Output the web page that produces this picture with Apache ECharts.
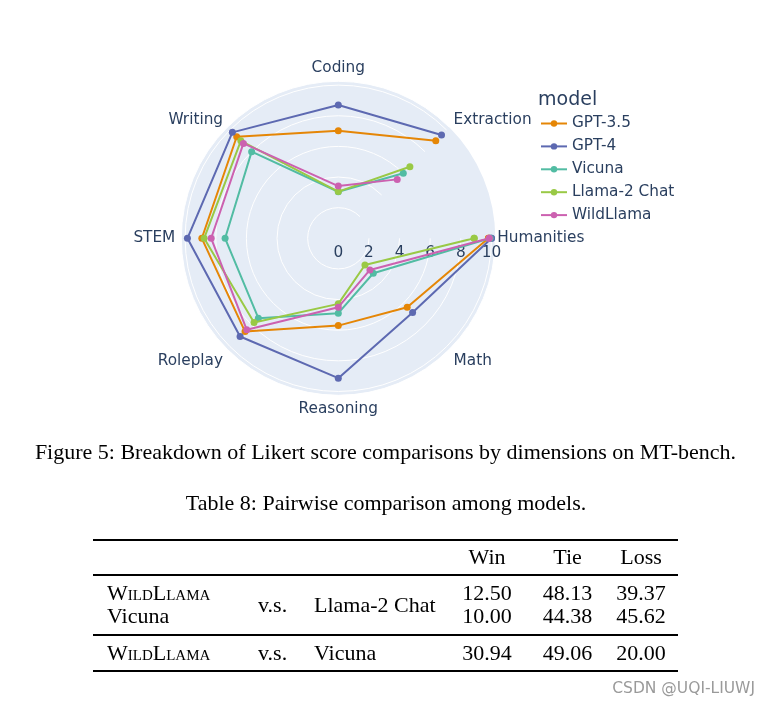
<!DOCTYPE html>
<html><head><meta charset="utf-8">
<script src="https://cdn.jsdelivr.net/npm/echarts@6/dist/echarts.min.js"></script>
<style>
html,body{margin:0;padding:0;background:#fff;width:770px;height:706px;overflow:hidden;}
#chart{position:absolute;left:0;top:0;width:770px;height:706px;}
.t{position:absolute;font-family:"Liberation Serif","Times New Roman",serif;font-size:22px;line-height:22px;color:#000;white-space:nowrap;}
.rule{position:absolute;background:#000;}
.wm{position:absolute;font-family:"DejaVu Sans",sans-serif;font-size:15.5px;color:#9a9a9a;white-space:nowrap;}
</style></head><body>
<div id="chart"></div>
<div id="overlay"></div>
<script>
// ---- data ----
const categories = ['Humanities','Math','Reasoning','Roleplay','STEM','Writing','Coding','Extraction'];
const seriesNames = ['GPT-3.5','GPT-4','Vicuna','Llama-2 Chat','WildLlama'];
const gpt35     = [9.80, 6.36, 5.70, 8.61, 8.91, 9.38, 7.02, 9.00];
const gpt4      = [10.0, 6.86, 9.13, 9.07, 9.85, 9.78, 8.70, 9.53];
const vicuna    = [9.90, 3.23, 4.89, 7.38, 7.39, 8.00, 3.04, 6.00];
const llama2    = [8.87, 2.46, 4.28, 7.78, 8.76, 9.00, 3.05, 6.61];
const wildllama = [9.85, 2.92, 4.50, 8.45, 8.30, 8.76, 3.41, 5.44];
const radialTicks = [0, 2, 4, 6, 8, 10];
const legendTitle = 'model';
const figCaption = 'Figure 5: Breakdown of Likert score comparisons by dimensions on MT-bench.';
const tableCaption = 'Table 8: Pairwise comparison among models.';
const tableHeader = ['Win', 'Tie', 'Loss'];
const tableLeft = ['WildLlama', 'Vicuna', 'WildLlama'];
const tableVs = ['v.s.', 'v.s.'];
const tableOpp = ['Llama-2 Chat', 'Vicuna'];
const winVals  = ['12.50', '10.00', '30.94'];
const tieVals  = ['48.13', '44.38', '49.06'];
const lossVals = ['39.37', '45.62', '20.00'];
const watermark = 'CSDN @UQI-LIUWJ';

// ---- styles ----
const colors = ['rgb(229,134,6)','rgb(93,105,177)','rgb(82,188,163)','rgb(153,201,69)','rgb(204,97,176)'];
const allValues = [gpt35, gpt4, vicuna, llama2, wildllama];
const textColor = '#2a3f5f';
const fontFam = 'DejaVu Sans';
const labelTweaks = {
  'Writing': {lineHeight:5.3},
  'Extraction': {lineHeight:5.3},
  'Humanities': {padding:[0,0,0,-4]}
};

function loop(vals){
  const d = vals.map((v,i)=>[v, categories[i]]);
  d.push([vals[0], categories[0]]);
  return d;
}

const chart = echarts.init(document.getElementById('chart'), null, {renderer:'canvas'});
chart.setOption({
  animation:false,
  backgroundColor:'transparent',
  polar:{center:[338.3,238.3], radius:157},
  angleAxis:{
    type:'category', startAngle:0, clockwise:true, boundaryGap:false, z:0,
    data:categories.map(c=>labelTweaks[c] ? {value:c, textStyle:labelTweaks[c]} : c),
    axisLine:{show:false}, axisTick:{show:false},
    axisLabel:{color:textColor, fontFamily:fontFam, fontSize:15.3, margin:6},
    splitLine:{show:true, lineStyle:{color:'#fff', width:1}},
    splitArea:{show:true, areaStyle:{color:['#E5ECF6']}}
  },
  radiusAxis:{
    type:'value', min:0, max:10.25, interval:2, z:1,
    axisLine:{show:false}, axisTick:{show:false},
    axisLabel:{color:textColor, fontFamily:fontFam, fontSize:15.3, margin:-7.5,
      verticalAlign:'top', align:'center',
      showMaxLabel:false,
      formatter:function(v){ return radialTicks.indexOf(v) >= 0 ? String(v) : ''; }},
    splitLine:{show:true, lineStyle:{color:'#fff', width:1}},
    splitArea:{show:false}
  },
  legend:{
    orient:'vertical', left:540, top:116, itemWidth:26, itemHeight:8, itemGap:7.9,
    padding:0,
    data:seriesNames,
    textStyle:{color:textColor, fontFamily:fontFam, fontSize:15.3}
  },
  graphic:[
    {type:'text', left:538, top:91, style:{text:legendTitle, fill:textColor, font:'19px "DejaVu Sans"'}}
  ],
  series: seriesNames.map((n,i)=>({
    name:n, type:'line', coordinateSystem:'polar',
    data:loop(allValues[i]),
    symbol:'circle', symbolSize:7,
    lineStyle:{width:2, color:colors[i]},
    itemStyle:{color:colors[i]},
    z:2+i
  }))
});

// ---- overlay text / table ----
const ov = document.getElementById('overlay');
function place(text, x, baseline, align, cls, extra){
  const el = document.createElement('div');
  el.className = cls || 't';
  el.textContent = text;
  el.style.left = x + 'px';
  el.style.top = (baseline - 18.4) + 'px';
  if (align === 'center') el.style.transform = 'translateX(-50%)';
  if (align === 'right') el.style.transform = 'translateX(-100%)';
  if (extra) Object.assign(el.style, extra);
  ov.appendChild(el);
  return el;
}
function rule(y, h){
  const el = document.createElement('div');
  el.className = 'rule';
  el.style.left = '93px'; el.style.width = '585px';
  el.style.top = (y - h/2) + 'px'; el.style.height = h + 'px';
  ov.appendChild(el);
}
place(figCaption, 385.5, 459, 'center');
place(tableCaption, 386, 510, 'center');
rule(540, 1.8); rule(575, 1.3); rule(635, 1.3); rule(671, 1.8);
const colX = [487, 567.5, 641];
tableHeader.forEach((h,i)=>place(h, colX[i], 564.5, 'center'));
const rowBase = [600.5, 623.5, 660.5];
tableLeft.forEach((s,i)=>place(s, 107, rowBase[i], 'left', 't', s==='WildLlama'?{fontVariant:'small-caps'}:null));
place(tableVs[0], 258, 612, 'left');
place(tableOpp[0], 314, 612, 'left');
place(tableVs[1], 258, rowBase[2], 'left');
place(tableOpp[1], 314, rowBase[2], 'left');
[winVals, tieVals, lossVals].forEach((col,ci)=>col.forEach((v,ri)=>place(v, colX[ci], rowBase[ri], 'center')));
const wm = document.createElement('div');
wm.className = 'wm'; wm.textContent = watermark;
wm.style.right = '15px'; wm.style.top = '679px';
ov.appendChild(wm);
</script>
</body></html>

Exercise »
All of the material above needs to be restated exactly, with no pictures.

Exercise solution »
Output the web page that produces this picture with Apache ECharts.
<!DOCTYPE html>
<html><head><meta charset="utf-8">
<script src="https://cdn.jsdelivr.net/npm/echarts@6/dist/echarts.min.js"></script>
<style>
html,body{margin:0;padding:0;background:#fff;width:770px;height:706px;overflow:hidden;}
#chart{position:absolute;left:0;top:0;width:770px;height:706px;}
.t{position:absolute;font-family:"Liberation Serif","Times New Roman",serif;font-size:22px;line-height:22px;color:#000;white-space:nowrap;}
.rule{position:absolute;background:#000;}
.wm{position:absolute;font-family:"DejaVu Sans",sans-serif;font-size:15.5px;color:#9a9a9a;white-space:nowrap;}
</style></head><body>
<div id="chart"></div>
<div id="overlay"></div>
<script>
// ---- data ----
const categories = ['Humanities','Math','Reasoning','Roleplay','STEM','Writing','Coding','Extraction'];
const seriesNames = ['GPT-3.5','GPT-4','Vicuna','Llama-2 Chat','WildLlama'];
const gpt35     = [9.80, 6.36, 5.70, 8.61, 8.91, 9.38, 7.02, 9.00];
const gpt4      = [10.0, 6.86, 9.13, 9.07, 9.85, 9.78, 8.70, 9.53];
const vicuna    = [9.90, 3.23, 4.89, 7.38, 7.39, 8.00, 3.04, 6.00];
const llama2    = [8.87, 2.46, 4.28, 7.78, 8.76, 9.00, 3.05, 6.61];
const wildllama = [9.85, 2.92, 4.50, 8.45, 8.30, 8.76, 3.41, 5.44];
const radialTicks = [0, 2, 4, 6, 8, 10];
const legendTitle = 'model';
const figCaption = 'Figure 5: Breakdown of Likert score comparisons by dimensions on MT-bench.';
const tableCaption = 'Table 8: Pairwise comparison among models.';
const tableHeader = ['Win', 'Tie', 'Loss'];
const tableLeft = ['WildLlama', 'Vicuna', 'WildLlama'];
const tableVs = ['v.s.', 'v.s.'];
const tableOpp = ['Llama-2 Chat', 'Vicuna'];
const winVals  = ['12.50', '10.00', '30.94'];
const tieVals  = ['48.13', '44.38', '49.06'];
const lossVals = ['39.37', '45.62', '20.00'];
const watermark = 'CSDN @UQI-LIUWJ';

// ---- styles ----
const colors = ['rgb(229,134,6)','rgb(93,105,177)','rgb(82,188,163)','rgb(153,201,69)','rgb(204,97,176)'];
const allValues = [gpt35, gpt4, vicuna, llama2, wildllama];
const textColor = '#2a3f5f';
const fontFam = 'DejaVu Sans';
const labelTweaks = {
  'Writing': {lineHeight:5.3},
  'Extraction': {lineHeight:5.3},
  'Humanities': {padding:[0,0,0,-4]}
};

function loop(vals){
  const d = vals.map((v,i)=>[v, categories[i]]);
  d.push([vals[0], categories[0]]);
  return d;
}

const chart = echarts.init(document.getElementById('chart'), null, {renderer:'canvas'});
chart.setOption({
  animation:false,
  backgroundColor:'transparent',
  polar:{center:[338.3,238.3], radius:157},
  angleAxis:{
    type:'category', startAngle:0, clockwise:true, boundaryGap:false, z:0,
    data:categories.map(c=>labelTweaks[c] ? {value:c, textStyle:labelTweaks[c]} : c),
    axisLine:{show:false}, axisTick:{show:false},
    axisLabel:{color:textColor, fontFamily:fontFam, fontSize:15.3, margin:6},
    splitLine:{show:true, lineStyle:{color:'#fff', width:1}},
    splitArea:{show:true, areaStyle:{color:['#E5ECF6']}}
  },
  radiusAxis:{
    type:'value', min:0, max:10.25, interval:2, z:1,
    axisLine:{show:false}, axisTick:{show:false},
    axisLabel:{color:textColor, fontFamily:fontFam, fontSize:15.3, margin:-7.5,
      verticalAlign:'top', align:'center',
      showMaxLabel:false,
      formatter:function(v){ return radialTicks.indexOf(v) >= 0 ? String(v) : ''; }},
    splitLine:{show:true, lineStyle:{color:'#fff', width:1}},
    splitArea:{show:false}
  },
  legend:{
    orient:'vertical', left:540, top:116, itemWidth:26, itemHeight:8, itemGap:7.9,
    padding:0,
    data:seriesNames,
    textStyle:{color:textColor, fontFamily:fontFam, fontSize:15.3}
  },
  graphic:[
    {type:'text', left:538, top:91, style:{text:legendTitle, fill:textColor, font:'19px "DejaVu Sans"'}}
  ],
  series: seriesNames.map((n,i)=>({
    name:n, type:'line', coordinateSystem:'polar',
    data:loop(allValues[i]),
    symbol:'circle', symbolSize:7,
    lineStyle:{width:2, color:colors[i]},
    itemStyle:{color:colors[i]},
    z:2+i
  }))
});

// ---- overlay text / table ----
const ov = document.getElementById('overlay');
function place(text, x, baseline, align, cls, extra){
  const el = document.createElement('div');
  el.className = cls || 't';
  el.textContent = text;
  el.style.left = x + 'px';
  el.style.top = (baseline - 18.4) + 'px';
  if (align === 'center') el.style.transform = 'translateX(-50%)';
  if (align === 'right') el.style.transform = 'translateX(-100%)';
  if (extra) Object.assign(el.style, extra);
  ov.appendChild(el);
  return el;
}
function rule(y, h){
  const el = document.createElement('div');
  el.className = 'rule';
  el.style.left = '93px'; el.style.width = '585px';
  el.style.top = (y - h/2) + 'px'; el.style.height = h + 'px';
  ov.appendChild(el);
}
place(figCaption, 385.5, 459, 'center');
place(tableCaption, 386, 510, 'center');
rule(540, 1.8); rule(575, 1.3); rule(635, 1.3); rule(671, 1.8);
const colX = [487, 567.5, 641];
tableHeader.forEach((h,i)=>place(h, colX[i], 564.5, 'center'));
const rowBase = [600.5, 623.5, 660.5];
tableLeft.forEach((s,i)=>place(s, 107, rowBase[i], 'left', 't', s==='WildLlama'?{fontVariant:'small-caps'}:null));
place(tableVs[0], 258, 612, 'left');
place(tableOpp[0], 314, 612, 'left');
place(tableVs[1], 258, rowBase[2], 'left');
place(tableOpp[1], 314, rowBase[2], 'left');
[winVals, tieVals, lossVals].forEach((col,ci)=>col.forEach((v,ri)=>place(v, colX[ci], rowBase[ri], 'center')));
const wm = document.createElement('div');
wm.className = 'wm'; wm.textContent = watermark;
wm.style.right = '15px'; wm.style.top = '679px';
ov.appendChild(wm);
</script>
</body></html>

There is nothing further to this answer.